# remember a 70s-80s roadbike brand - alpine??



## weps (Feb 2, 2006)

friend of mine just gave me one. he said it was old, so i figured by his standard it was mid 90s or something. but its much older. no braze ons for shifters, cables or anything. lugged frame and very dusty and direty. looked like mostly nuevo record with wide flange hubs from what i could tell.

i'll have it home tonight ot tomorrow for a good cleaning. what do i need to post pics? membership?


----------



## BobHufford (Jun 9, 2004)

Yeah -- I tried to buy an Alpine trackbike on craigslist just today.

From the CR list:

"Alpine Cycles were a product of Georgetown Cycle and Sport. I believe Alpine might have been started and then GC&S bought them. They were located between Rockville and Bethesda, Maryland in Congressional. Danny Wagner gave us a frame as a prize for a road race that our resort sponsored. It was one of their early frames and left a lot to be desired. The quality and workmanship took a steep climb in a short period of time. There were several folks that worked on the frames during that period....I am not mistaken Danny sold off Alpine Cycles when GC&S closed its doors in I believe in the late '80's or
so.."

"Alpine, Built by Fred Kelly, early to mid 1980s, in the Washington DC area.
Fred Kelly consulted Tom Kellogg when he first started his business. Consequently, Alpine frames have a similar look to early Tom Kellogg frames. Very clean workmanship."

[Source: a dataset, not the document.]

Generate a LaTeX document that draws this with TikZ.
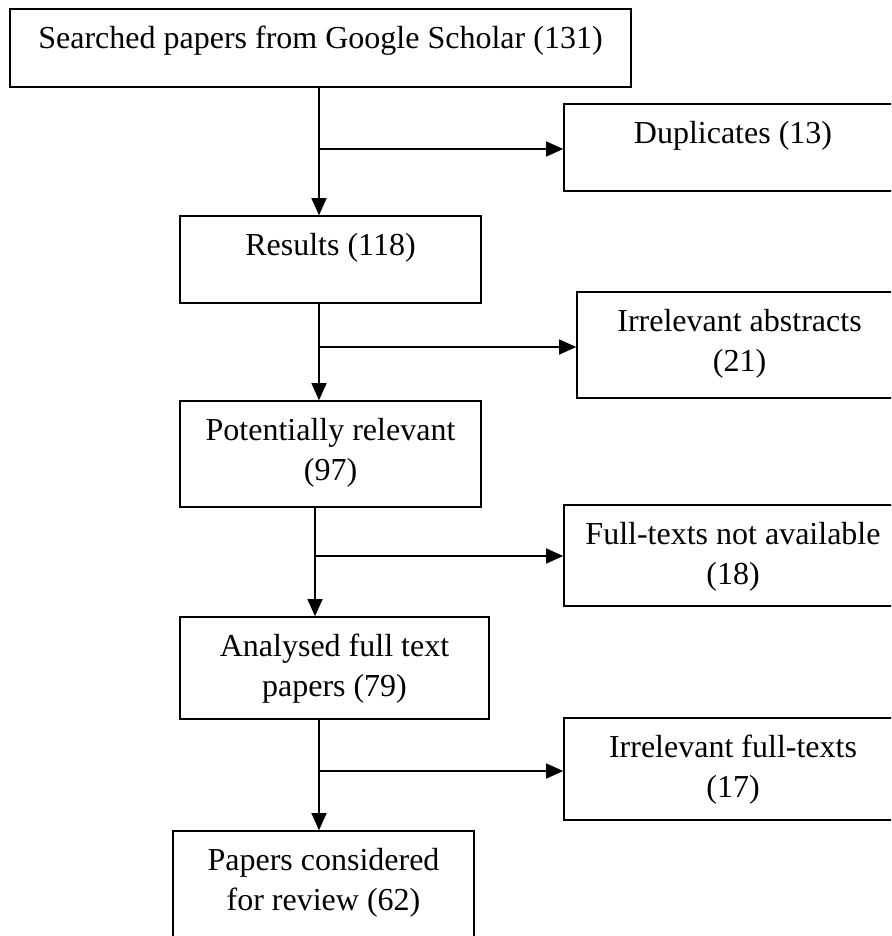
\documentclass[tikz,border=0pt]{standalone}
\usepackage{fontspec}
\setmainfont{Liberation Serif}
\usetikzlibrary{arrows.meta}
\begin{document}
\begin{tikzpicture}[x=1pt,y=-1pt,
  box/.style={draw=black, line width=1.6pt, rectangle, inner sep=0pt},
  txt/.style={font=\fontsize{32}{40}\selectfont, align=center, inner sep=0pt, anchor=north},
  conn/.style={line width=1.3pt},
  arr/.style={conn, -{Triangle[length=17pt,width=15pt]}}]
\useasboundingbox (0,0) rectangle (891,936);
\clip (0,0) rectangle (891,936);
% boxes
\node[box, minimum width=621pt, minimum height=78pt]  (b1)  at (320.5,48)  {};
\node[box, minimum width=338pt, minimum height=87pt]  (dup) at (733,147.5) {};
\node[box, minimum width=301pt, minimum height=87pt]  (res) at (330.5,259.5) {};
\node[box, minimum width=325pt, minimum height=106pt] (ia)  at (739.5,345) {};
\node[box, minimum width=301pt, minimum height=106pt] (pr)  at (330.5,454) {};
\node[box, minimum width=338pt, minimum height=101pt] (ft)  at (733,555.5) {};
\node[box, minimum width=309pt, minimum height=102pt] (an)  at (334.5,668) {};
\node[box, minimum width=338pt, minimum height=102pt] (ift) at (733,769) {};
\node[box, minimum width=301pt, minimum height=119pt] (pap) at (323.5,890.5) {};
% texts
\node[txt] (t1)  at ([yshift=-12pt]b1.north)  {\strut Searched papers from Google Scholar (131)};
\node[txt] (tdup) at ([yshift=-12pt]dup.north) {\strut Duplicates (13)};
\node[txt] (tres) at ([yshift=-12pt]res.north) {\strut Results (118)};
\node[txt] (tia)  at ([yshift=-12pt]ia.north)  {\strut Irrelevant abstracts\\\strut (21)};
\node[txt] (tpr)  at ([yshift=-12pt]pr.north)  {\strut Potentially relevant\\\strut (97)};
\node[txt] (tft)  at ([yshift=-12pt]ft.north)  {\strut Full-texts not available\\\strut (18)};
\node[txt] (tan)  at ([yshift=-12pt]an.north)  {\strut Analysed full text\\\strut papers (79)};
\node[txt] (tift) at ([yshift=-12pt]ift.north) {\strut Irrelevant full-texts\\\strut (17)};
\node[txt] (tpap) at ([yshift=-12pt]pap.north) {\strut Papers considered\\\strut for review (62)};
% junctions
\coordinate (j1) at (319,149);
\coordinate (j2) at (319,347);
\coordinate (j3) at (315,556);
\coordinate (j4) at (319,771);
% connectors
\draw[conn] (b1.south -| j1) -- (j1);
\draw[arr] (j1) -- (res.north -| j1);
\draw[arr] (j1) -- (dup.west |- j1);
\draw[conn] (res.south -| j2) -- (j2);
\draw[arr] (j2) -- (pr.north -| j2);
\draw[arr] (j2) -- (ia.west |- j2);
\draw[conn] (pr.south -| j3) -- (j3);
\draw[arr] (j3) -- (an.north -| j3);
\draw[arr] (j3) -- (ft.west |- j3);
\draw[conn] (an.south -| j4) -- (j4);
\draw[arr] (j4) -- (pap.north -| j4);
\draw[arr] (j4) -- (ift.west |- j4);
\end{tikzpicture}
\end{document}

" These were very nice frames built in D.C. or nearby Rockville, Maryland during the '70s through the mid to late 1980s. I don't recall the original frame builder's name but eventually the owner and lead builder was a fellow named Fred Kelly.
You still see a number of them in the D.C. area and every one I've seen (a couple of dozen frames) was nicely made. I've borrowed a couple for test rides and found that their good reputation was well founded.
By the way, in those days if you took a frame into Mel Pinto's shop for a frame repair, it was sent out to Alpine."

Bob Hufford
Springfield, MO


----------



## weps (Feb 2, 2006)

BobHufford said:


> Yeah -- I tried to buy an Alpine trackbike on craigslist just today.
> 
> From the CR list: ....


bob, thanks for all of the info and details! i wasn't finding much on the web at all. although, i do have to admit not being familiar with the CR list? curios and relics??

I've attached a few pics that are consistant with what you say, but this frame has 'made in england'. perhaps it was slightly before they started building their own frames or from the early years.

either way, i'd like to know what you guys think of the bike and what the best course would be. the paint has aged to a nice color which i think would be hard to duplicate. and i do like the brush work around the lugs. however, there is an area of rust and the frame has some scratches which have also oxidized. i'm thinking jsut to remove the reflectors, bottles, the scott bar, and see how it looks after a good cleaning.

eta, i wanted to go back to my original post and update the subject to mention the pics, but couldnt do that. am i missing something?


----------



## BobHufford (Jun 9, 2004)

Your bike looks great!

That bike I tried to get was picked up by a CR member (for $150) and apparently was also made in England as well. The story was that they were apparently built by Condor, Mercian and other builders before being built over here. Here are the pics of that one.

http://bspencer6.photosite.com/Album2/

The CR is Classic Rendezvous -- a discussion group dedicated to pre-1983 lightweight road bikes (and "keepers of the flame"). They have lots of rules, but also lots of good info.

http://www.bikelist.org/mailman/listinfo/classicrendezvous

Bob Hufford
Springfield, MO


----------



## weps (Feb 2, 2006)

BobHufford said:


> Your bike looks great!


lol..and the one you were going for looks 1000x better. i especially like the wrap on the seat stays. 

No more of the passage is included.